PROBLEM STATEMENT
Your task is to retype the lines from the opening of the material through the line that includes "return (B - y) / ph". Do not copy the pictures.

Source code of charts
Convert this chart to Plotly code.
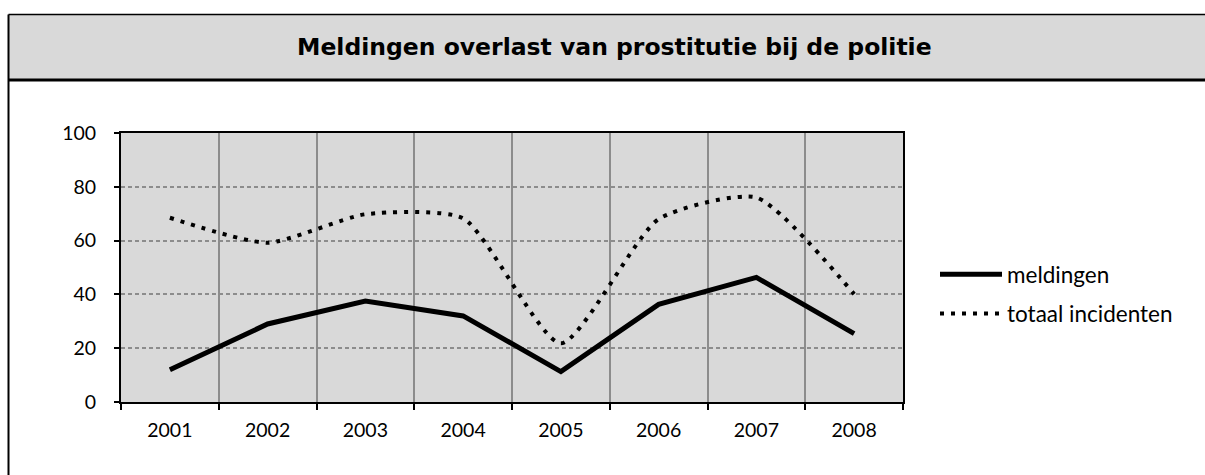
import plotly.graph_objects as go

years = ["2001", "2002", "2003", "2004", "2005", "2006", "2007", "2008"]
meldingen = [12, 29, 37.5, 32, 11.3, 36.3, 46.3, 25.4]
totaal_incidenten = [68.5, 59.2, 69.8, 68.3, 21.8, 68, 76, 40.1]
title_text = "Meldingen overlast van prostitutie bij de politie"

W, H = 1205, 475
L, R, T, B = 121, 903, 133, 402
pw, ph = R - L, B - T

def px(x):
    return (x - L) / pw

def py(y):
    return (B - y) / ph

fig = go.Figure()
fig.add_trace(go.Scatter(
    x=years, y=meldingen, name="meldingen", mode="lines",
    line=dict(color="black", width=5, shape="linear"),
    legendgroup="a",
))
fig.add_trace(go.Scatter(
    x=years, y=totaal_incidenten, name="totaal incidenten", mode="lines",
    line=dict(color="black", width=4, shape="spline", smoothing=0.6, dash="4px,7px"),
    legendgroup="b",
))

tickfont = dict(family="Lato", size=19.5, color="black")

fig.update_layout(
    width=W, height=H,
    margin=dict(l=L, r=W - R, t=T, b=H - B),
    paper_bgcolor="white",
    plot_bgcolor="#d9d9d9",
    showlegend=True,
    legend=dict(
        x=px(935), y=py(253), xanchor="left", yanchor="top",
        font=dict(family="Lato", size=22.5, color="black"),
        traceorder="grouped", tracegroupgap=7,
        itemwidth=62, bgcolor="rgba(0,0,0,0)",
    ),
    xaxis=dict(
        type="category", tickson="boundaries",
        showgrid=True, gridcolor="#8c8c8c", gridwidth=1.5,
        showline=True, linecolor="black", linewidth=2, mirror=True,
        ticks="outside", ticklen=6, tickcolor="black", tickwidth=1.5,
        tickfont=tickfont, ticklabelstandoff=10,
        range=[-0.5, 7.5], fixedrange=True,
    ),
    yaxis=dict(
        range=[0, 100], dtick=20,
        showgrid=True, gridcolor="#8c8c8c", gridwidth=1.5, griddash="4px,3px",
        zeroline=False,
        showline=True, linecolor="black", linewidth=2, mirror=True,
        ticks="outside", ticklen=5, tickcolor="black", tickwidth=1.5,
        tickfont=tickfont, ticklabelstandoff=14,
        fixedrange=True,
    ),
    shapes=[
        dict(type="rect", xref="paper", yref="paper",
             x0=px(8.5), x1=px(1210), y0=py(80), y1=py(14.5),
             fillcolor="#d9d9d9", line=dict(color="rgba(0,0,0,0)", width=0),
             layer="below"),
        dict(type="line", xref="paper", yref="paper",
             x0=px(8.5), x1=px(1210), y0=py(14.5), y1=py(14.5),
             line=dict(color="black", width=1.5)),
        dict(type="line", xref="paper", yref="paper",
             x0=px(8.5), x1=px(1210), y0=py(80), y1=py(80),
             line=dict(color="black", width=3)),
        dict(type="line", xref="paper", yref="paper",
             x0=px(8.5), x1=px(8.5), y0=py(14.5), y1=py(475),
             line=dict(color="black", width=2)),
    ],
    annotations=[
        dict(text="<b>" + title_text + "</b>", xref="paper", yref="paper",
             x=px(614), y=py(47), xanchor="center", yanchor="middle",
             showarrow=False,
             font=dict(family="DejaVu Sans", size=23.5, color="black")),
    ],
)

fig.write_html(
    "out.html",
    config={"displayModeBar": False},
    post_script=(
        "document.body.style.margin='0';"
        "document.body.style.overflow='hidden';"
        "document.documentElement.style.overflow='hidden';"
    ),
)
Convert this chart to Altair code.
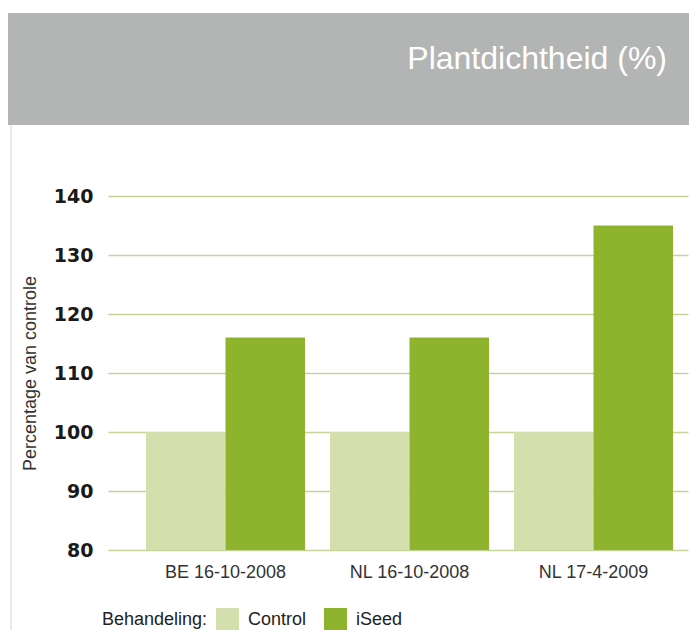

FULL RESPONSE
Convert this chart to Plotly code.
import plotly.graph_objects as go

years = ["2001", "2002", "2003", "2004", "2005", "2006", "2007", "2008"]
meldingen = [12, 29, 37.5, 32, 11.3, 36.3, 46.3, 25.4]
totaal_incidenten = [68.5, 59.2, 69.8, 68.3, 21.8, 68, 76, 40.1]
title_text = "Meldingen overlast van prostitutie bij de politie"

W, H = 1205, 475
L, R, T, B = 121, 903, 133, 402
pw, ph = R - L, B - T

def px(x):
    return (x - L) / pw

def py(y):
    return (B - y) / ph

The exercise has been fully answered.